O futebol é dinâmico, irrequieto, em constante evolução, à descoberta de novas fórmulas mágicas de sucesso, por isso, do meu ponto de vista, foi um erro Fernando Santos olhar para a seleção de 2021 como se estivesse a ver a de 2016. Passaram cinco anos, é muito tempo, corresponde mais ou menos a um ciclo competitivo, segundo os especialistas. Entraram jogadores, mais jovens e com outras ambições, e os sobreviventes de Paris envelheceram, estão diferentes, o que não quer dizer que não estejam para competir ao mais alto nível. O que está em causa é o selecionador ignorar essa evidência, recusar a mudança ou não querer ferir os seus princípios de jogo, seja o que for.

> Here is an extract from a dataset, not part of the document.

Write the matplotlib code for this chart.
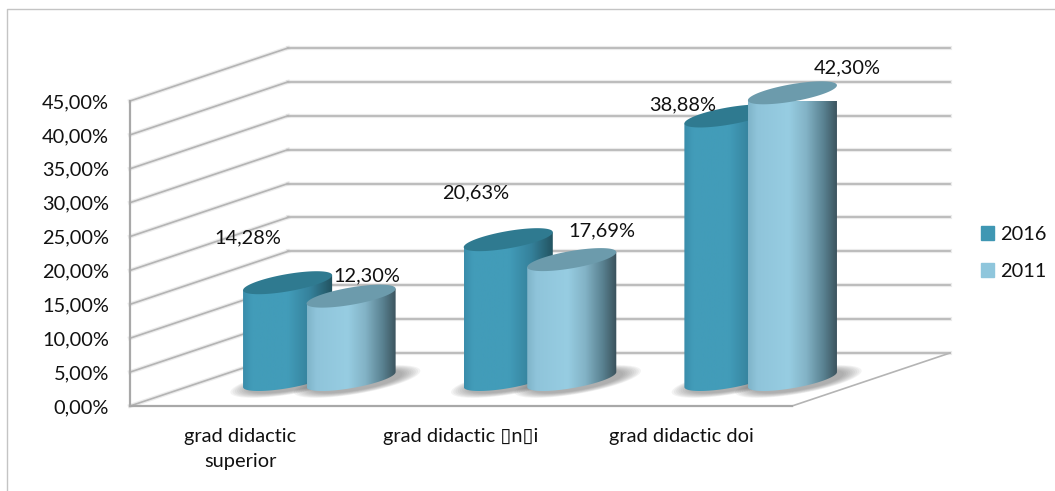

Fernando Santos e João Moutinho
C RISTIANO RONALDO é um caso à parte, mas aos restantes deve ser dada uma igualdade de oportunidades e privilegiar-se o mérito, sendo legítimo, porém, que o selecionador valorize a experiência dos mais velhos desde que não feche a porta à irreverência dos mais novos. Aliás, creio ser este conflito de interesses que Fernando Santos geriu mal no Europeu, ficando a ideia de que foi mudando por obrigação e não por convicção:
1 - A insistência na dupla Danilo-William Carvalho foi inadequada, desajustada e completamente fora de prazo. Ruiu por si, por não ter sentido aquela tática do quadrado, como em Aljubarrota, colocando dois postes à frente da dupla de centrais: com a Hungria revelou-se um devaneio de equipa pequena e com a Alemanha foi uma tragédia.

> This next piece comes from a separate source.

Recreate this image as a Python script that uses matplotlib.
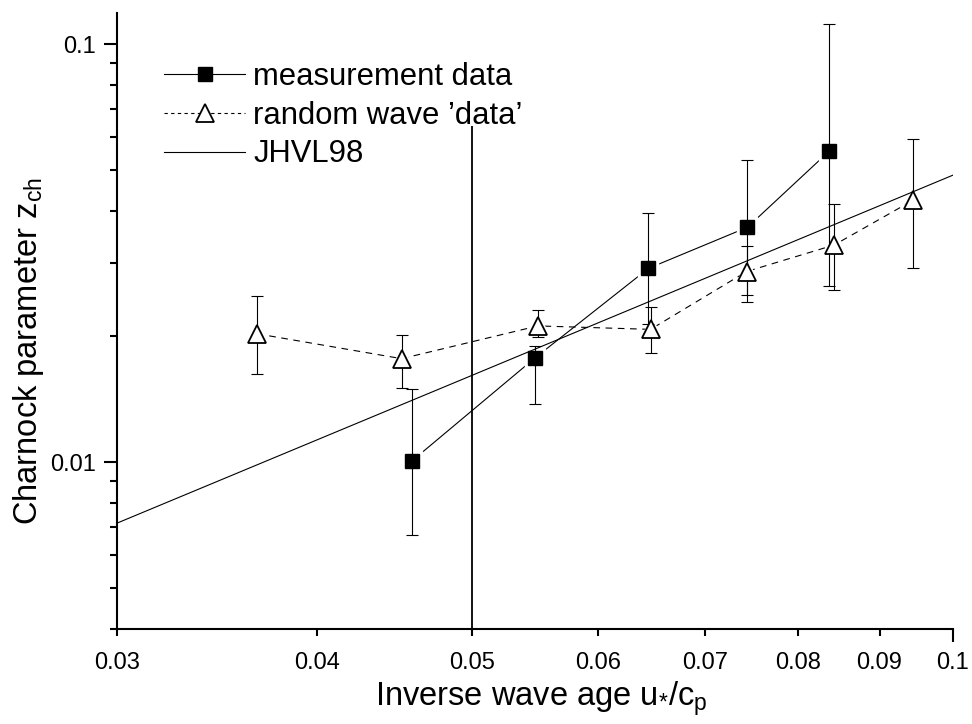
"""
Charnock parameter vs inverse wave age (log-log), measurement data,
random wave 'data' and the JHVL98 relation.
"""

import matplotlib
matplotlib.use("Agg")
import matplotlib.pyplot as plt
from matplotlib.lines import Line2D
from matplotlib.ticker import FixedLocator, FixedFormatter, NullFormatter

plt.rcParams['font.family'] = ['Liberation Sans', 'DejaVu Sans']
plt.rcParams['mathtext.fontset'] = 'custom'
plt.rcParams['mathtext.rm'] = 'Liberation Sans'
plt.rcParams['mathtext.it'] = 'Liberation Sans'

# Data
meas_x = [0.0459, 0.0548, 0.0645, 0.0744, 0.0837]
meas_y = [0.0101, 0.0178, 0.0291, 0.0365, 0.0555]
meas_lo = [0.0067, 0.0138, 0.0214, 0.0251, 0.0264]
meas_hi = [0.0150, 0.0190, 0.0394, 0.0528, 0.1116]

rand_x = [0.0367, 0.0452, 0.0550, 0.0647, 0.0743, 0.0843, 0.0945]
rand_y = [0.0203, 0.0177, 0.0212, 0.0208, 0.0286, 0.0331, 0.0424]
rand_lo = [0.0163, 0.0151, 0.0199, 0.0183, 0.0242, 0.0259, 0.0291]
rand_hi = [0.0250, 0.0202, 0.0231, 0.0235, 0.0330, 0.0415, 0.0594]

# JHVL98 line end points
jhvl_x = [0.03, 0.1]
jhvl_y = [0.00716, 0.0486]

# vertical line at u*/cp = 0.05 (stops just under the legend)
vline_x = 0.05
vline_y = [0.004, 0.0637]

x_ticks = [0.03, 0.04, 0.05, 0.06, 0.07, 0.08, 0.09]
x_tick_labels = ['0.03', '0.04', '0.05', '0.06', '0.07', '0.08', '0.09']
y_major = [0.01, 0.1]
y_major_labels = ['0.01', '0.1']
y_minor = [0.004, 0.005, 0.006, 0.007, 0.008, 0.009,
           0.02, 0.03, 0.04, 0.05, 0.06, 0.07, 0.08, 0.09]

fig = plt.figure(figsize=(9.72, 7.24), dpi=100)
ax = fig.add_axes([0.1207, 0.1316, 0.8594, 0.8509])
ax.set_xscale('log')
ax.set_yscale('log')
ax.set_xlim(0.03, 0.1)
ax.set_ylim(0.004, 0.119)

# JHVL98 relation and the vertical marker line
ax.plot(jhvl_x, jhvl_y, color='black', lw=0.8, zorder=3)
ax.vlines(vline_x, vline_y[0], vline_y[1], color='black', lw=1.3, zorder=1)


def errs(y, lo, hi):
    return [[v - l for v, l in zip(y, lo)], [h - v for v, h in zip(y, hi)]]


# measurement data
ax.plot(meas_x, meas_y, color='black', lw=0.8, zorder=2)
ax.plot(meas_x, meas_y, ls='none', marker='s', ms=14, mfc='white', mec='white', zorder=2.1)
ax.errorbar(meas_x, meas_y, yerr=errs(meas_y, meas_lo, meas_hi), fmt='none',
            ecolor='black', elinewidth=0.8, capsize=4.5, capthick=0.8, zorder=3)
ax.plot(meas_x, meas_y, ls='none', marker='s', ms=9.5, mfc='black', mec='black', zorder=5)

# random wave 'data'
ax.plot(rand_x, rand_y, color='black', lw=0.8, dashes=(6, 5), zorder=2)
ax.plot(rand_x, rand_y, ls='none', marker='^', ms=18, mfc='white', mec='white', zorder=2.1)
ax.errorbar(rand_x, rand_y, yerr=errs(rand_y, rand_lo, rand_hi), fmt='none',
            ecolor='black', elinewidth=0.8, capsize=4.5, capthick=0.8, zorder=3)
ax.plot(rand_x, rand_y, ls='none', marker='^', ms=12.5, mfc='white', mec='black',
        mew=1.3, zorder=5)

# axes styling
for side in ['top', 'right']:
    ax.spines[side].set_visible(False)
for side in ['left', 'bottom']:
    ax.spines[side].set_linewidth(1.5)

ax.xaxis.set_major_locator(FixedLocator([0.1]))
ax.xaxis.set_major_formatter(FixedFormatter(['0.1']))
ax.xaxis.set_minor_locator(FixedLocator(x_ticks))
ax.xaxis.set_minor_formatter(FixedFormatter(x_tick_labels))
ax.yaxis.set_major_locator(FixedLocator(y_major))
ax.yaxis.set_major_formatter(FixedFormatter(y_major_labels))
ax.yaxis.set_minor_locator(FixedLocator(y_minor))
ax.yaxis.set_minor_formatter(NullFormatter())

ax.tick_params(which='major', direction='out', length=9.5, width=1.5, labelsize=17)
ax.tick_params(which='minor', direction='out', length=5, width=1.5, labelsize=17)
ax.tick_params(axis='x', which='major', pad=7)
ax.tick_params(axis='x', which='minor', pad=11.5)
ax.tick_params(axis='y', which='major', pad=6)

ax.set_xlabel(r'Inverse wave age u$_{*}$/c$_{\mathrm{p}}$', fontsize=23.5)
ax.set_ylabel(r'Charnock parameter z$_{\mathrm{ch}}$', fontsize=23.5)
# label positions as in the original (y label sits a bit low)
ax.xaxis.set_label_coords(0.508, -0.082)
ax.yaxis.set_label_coords(-0.085, 0.45)

handles = [
    Line2D([], [], color='black', lw=0.8, marker='s', ms=9.5, mfc='black'),
    Line2D([], [], color='black', lw=0.8, dashes=(3, 3), marker='^', ms=12.5,
           mfc='white', mew=1.3),
    Line2D([], [], color='black', lw=0.8),
]
labels = ['measurement data', 'random wave \u2019data\u2019', 'JHVL98']
leg = ax.legend(handles, labels, loc='upper left', bbox_to_anchor=(0.0305, 0.955),
                fontsize=22.3, frameon=False, handlelength=2.6,
                handletextpad=0.26, labelspacing=0.28, borderpad=0.2)

fig.savefig('out.png', dpi=100)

2- A titularidade de João Moutinho foi um absurdo na época atual. Não é embirração minha, mas existe gente igualmente capaz e com mais futuro. A propósito, recordo o que o jornalista espanhol Santiago Segurola escreveu, em 2016, no DN: «Aos olhos dos aficionados havia mais razões para acreditar na geração de Moutinho, Veloso, Coentrão e companhia (…) Aqueles futebolistas pareciam perfeitos para alcançar o êxito com Cristiano Ronaldo, mas nunca o demonstraram.» Cinco anos depois, admite-se a sua utilização em casos pontuais e de curta duração, mais do que isso é atrasar a revolução necessária.
3 - A vergonha por que foi preciso passar para dar palco a Renato Sanches e a João Palhinha e a libertar Bruno Fernandes do sacrifício a que foi sujeito por força de opções estratégicas abstrusas que lhe tiraram alegria.

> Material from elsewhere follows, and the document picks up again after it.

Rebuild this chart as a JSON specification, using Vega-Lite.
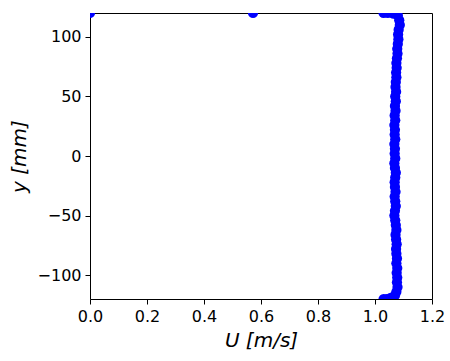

Este Europeu acentuou também um mistério que se arrasta e para o qual o selecionador ainda não enxergou remédio: o repetido sub-rendimento de Bernardo Silva, um jogador de duas caras, a que tem no Manchester City e a que mostra ao serviço da Seleção, manifestamente mais feia. É um problema identificado e discutido, mas até hoje não resolvido. Não contesto os predicados do jogador, foco-me unicamente no seu trabalho, que foi mau. Passou completamente ao lado da prova. Diogo Jota também andou a fazer de conta, mas, mesmo assim, uns furos acima. O que me intriga é a insistência em ambos como se não houvesse mais ninguém para apoiar Cristiano Ronaldo, como se não fosse possível formar uma equipa sem eles.
SE a última imagem é aquela que as pessoas mais demoradamente retêm, é caso para dizer que os portugueses vão continuar a encontrar motivos para se sentirem orgulhosos da sua Seleção e dos seus jogadores em resultado de soberbos 35 minutos finais no jogo com a Bélgica, aí, sim, período em que foram melhores e dominadores.
Não me venham com os desculpas do passado, nem com as lamechices do costume, porque da nossa ineficácia rematadora não têm os oponentes culpa. Nem se responsabilize Rui Patrício pelo golo sofrido, destaque-se, antes, a genialidade do pontapé de Thorgan Hazard.
No resto, quero acreditar que esta segunda parte de Portugal seja a ponte que nos vai ligar ao Mundial do próximo ano, no Catar. Temos uma das melhores seleções do Mundo, só é preciso que Fernando Santos esqueça 2016 e reconheça que deve adaptar as suas ideias, as suas estratégias e as suas táticas à realidade de 2022.